Mais là où le bât blesse, c'est pour les titres rock, d'une qualité alternant le moyen et le médiocre. "Can't Keep A Good Band Down" est atroce; les paroles sont assez révélatrices de l'ambiance qui régnait au sein du groupe à ce moment-là, et "Make A Little Love" est également d'une banalité à faire pâlir Deep Purple. Dans ce style rock, seul "Woman Of The World" tire son épingle du jeu, grâce à de belles mélodies. Quelques perles en fin d'album, "Footprints In The Snow", magnifique ballade acoustique qui s'anime sur le refrain électrique, construit un peu de la même façon que "Babe I'm Gonna Leave You" de Led Zeppelin. Deux morceaux exclusivement au piano ou presque: "Can't Stop Singing", et enfin la conclusion avec "Confession", une courte ballade comme Ken Hensley en a déjà composé cinquante mille.
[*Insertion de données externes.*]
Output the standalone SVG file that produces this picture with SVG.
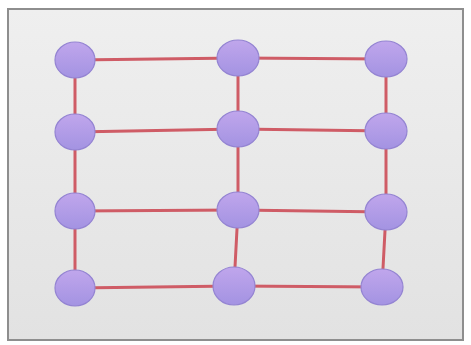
<svg xmlns="http://www.w3.org/2000/svg" width="471" height="345" viewBox="0 0 471 345">
  <defs>
    <linearGradient id="panelFill" x1="0" y1="0" x2="0" y2="1">
      <stop offset="0" stop-color="#efefef"/>
      <stop offset="1" stop-color="#e2e2e2"/>
    </linearGradient>
    <linearGradient id="nodeFill" x1="0" y1="0" x2="0" y2="1">
      <stop offset="0" stop-color="#c0a6ec"/>
      <stop offset="1" stop-color="#a393e2"/>
    </linearGradient>
    <filter id="soft" x="-20%" y="-20%" width="140%" height="140%">
      <feGaussianBlur stdDeviation="0.7"/>
    </filter>
  </defs>
  <style>
    .edge { stroke: #cf5c66; stroke-width: 3; fill: none; stroke-linecap: round; }
    .node { fill: url(#nodeFill); stroke: #9484d2; stroke-width: 1.2; }
  </style>

  <rect width="471" height="345" fill="#ffffff"/>
  <!-- panel -->
  <rect x="8" y="9" width="455" height="331" fill="url(#panelFill)" stroke="#8e8e8e" stroke-width="2"/>

  <!-- connectors -->
  <g id="connectors" filter="url(#soft)">
    <polyline class="edge" points="75,60 238,58 386,59"/>
    <polyline class="edge" points="75,132 238,129 386,131"/>
    <polyline class="edge" points="75,211 238,210 386,212"/>
    <polyline class="edge" points="75,288 234,286 382,287"/>
    <polyline class="edge" points="75,60 75,132 75,211 75,288"/>
    <polyline class="edge" points="238,58 238,129 238,210 234,286"/>
    <polyline class="edge" points="386,59 386,131 386,212 382,287"/>
  </g>

  <!-- nodes -->
  <g filter="url(#soft)">
    <g id="n11"><ellipse class="node" cx="75" cy="60" rx="20" ry="18"/></g>
    <g id="n12"><ellipse class="node" cx="238" cy="58" rx="21" ry="18"/></g>
    <g id="n13"><ellipse class="node" cx="386" cy="59" rx="21" ry="18"/></g>
    <g id="n21"><ellipse class="node" cx="75" cy="132" rx="20" ry="18"/></g>
    <g id="n22"><ellipse class="node" cx="238" cy="129" rx="21" ry="18"/></g>
    <g id="n23"><ellipse class="node" cx="386" cy="131" rx="21" ry="18"/></g>
    <g id="n31"><ellipse class="node" cx="75" cy="211" rx="20" ry="18"/></g>
    <g id="n32"><ellipse class="node" cx="238" cy="210" rx="21" ry="18"/></g>
    <g id="n33"><ellipse class="node" cx="386" cy="212" rx="21" ry="18"/></g>
    <g id="n41"><ellipse class="node" cx="75" cy="288" rx="20" ry="18"/></g>
    <g id="n42"><ellipse class="node" cx="234" cy="286" rx="21" ry="19"/></g>
    <g id="n43"><ellipse class="node" cx="382" cy="287" rx="21" ry="18"/></g>
  </g>
</svg>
Sur les bonus présents dans la nouvelle version remasterisée (celle de 2004, et non celle de 1996), la qualité est variable là aussi, du bon et du moins bon. L'inédit "Name Of The Gun" est fortement sympathique, "Sundown" un peu moins marquante. Et le plus intéressant, les versions démo au piano de "Woman Of The World" (intitulée ici "Does Anything Matter"), "Footprints In The Snow" (rebaptisée "Take Care") et "I Close My Eyes". Sur ces versions, on se rend compte de l'importance des claviers dans le processus de composition, pour ensuite donner lieu à un titre bien rock (sur "Woman Of The World"). On se serait bien passé de la présence de "Can't Keep A Good Band Down" et "Weep In Silence" (version longue, super!) dans les bonus ; ces versions n'apportant absolument rien de plus.
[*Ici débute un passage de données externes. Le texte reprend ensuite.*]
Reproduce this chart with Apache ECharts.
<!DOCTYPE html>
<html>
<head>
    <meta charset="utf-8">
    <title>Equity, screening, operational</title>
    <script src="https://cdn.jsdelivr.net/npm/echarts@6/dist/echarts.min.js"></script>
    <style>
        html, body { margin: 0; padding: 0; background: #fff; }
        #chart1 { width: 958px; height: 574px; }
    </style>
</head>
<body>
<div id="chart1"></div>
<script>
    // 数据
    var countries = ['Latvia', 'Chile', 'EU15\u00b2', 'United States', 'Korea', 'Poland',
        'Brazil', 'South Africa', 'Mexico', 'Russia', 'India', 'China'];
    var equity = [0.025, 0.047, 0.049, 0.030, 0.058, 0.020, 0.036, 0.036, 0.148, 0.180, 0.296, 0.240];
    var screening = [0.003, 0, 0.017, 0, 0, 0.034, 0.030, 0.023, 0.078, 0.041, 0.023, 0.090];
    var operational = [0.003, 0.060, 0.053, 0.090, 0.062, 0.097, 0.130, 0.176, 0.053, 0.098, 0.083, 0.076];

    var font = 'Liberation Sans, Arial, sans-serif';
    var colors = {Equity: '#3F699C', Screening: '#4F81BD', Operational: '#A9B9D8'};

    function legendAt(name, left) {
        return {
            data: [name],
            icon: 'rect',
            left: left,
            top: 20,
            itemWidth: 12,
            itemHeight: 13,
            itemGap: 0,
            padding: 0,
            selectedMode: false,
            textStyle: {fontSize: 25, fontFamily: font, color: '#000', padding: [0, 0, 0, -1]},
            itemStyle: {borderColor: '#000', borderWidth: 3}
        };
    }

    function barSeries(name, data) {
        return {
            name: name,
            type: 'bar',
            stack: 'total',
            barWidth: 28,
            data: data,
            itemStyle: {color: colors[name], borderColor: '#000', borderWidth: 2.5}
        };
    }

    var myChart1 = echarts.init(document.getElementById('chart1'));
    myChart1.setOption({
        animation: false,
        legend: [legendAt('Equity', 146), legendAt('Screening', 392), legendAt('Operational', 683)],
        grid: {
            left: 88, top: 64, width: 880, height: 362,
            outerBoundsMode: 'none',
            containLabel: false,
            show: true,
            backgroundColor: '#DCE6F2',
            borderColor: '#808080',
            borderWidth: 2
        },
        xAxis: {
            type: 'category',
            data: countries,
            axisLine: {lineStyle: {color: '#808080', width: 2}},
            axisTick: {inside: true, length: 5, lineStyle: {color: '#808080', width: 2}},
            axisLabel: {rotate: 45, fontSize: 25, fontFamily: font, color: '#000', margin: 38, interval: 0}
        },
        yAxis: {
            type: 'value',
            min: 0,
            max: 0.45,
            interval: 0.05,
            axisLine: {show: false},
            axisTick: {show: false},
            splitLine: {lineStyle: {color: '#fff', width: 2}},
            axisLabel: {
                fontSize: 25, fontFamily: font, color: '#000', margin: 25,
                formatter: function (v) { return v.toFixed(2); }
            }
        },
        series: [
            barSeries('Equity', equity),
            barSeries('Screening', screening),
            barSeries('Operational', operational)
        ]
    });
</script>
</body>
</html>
Bref, la question que l'on peut se poser est si les nouveaux remasters valent le coup? Réponse:
1) Vous avez déjà les premières éditions remasterisées de 1996, donc oubliez les nouvelles, ce n'est qu'un moyen facile de faire du fric de la part de Castle/Sanctuary, en faisant raquer les fans une nouvelle fois. Tout cela s'est fait sans l'accord de Mick Box, puisque c'est Sanctuary qui possède les droits d'exploitation du catalogue d'Uriah Heep.
2) Vous n'avez pas du tout l'album, donc dans ce cas, ces nouveaux remasters valent largement le coup, avec un livret plus conséquent que sur les premiers et davantage de titres bonus.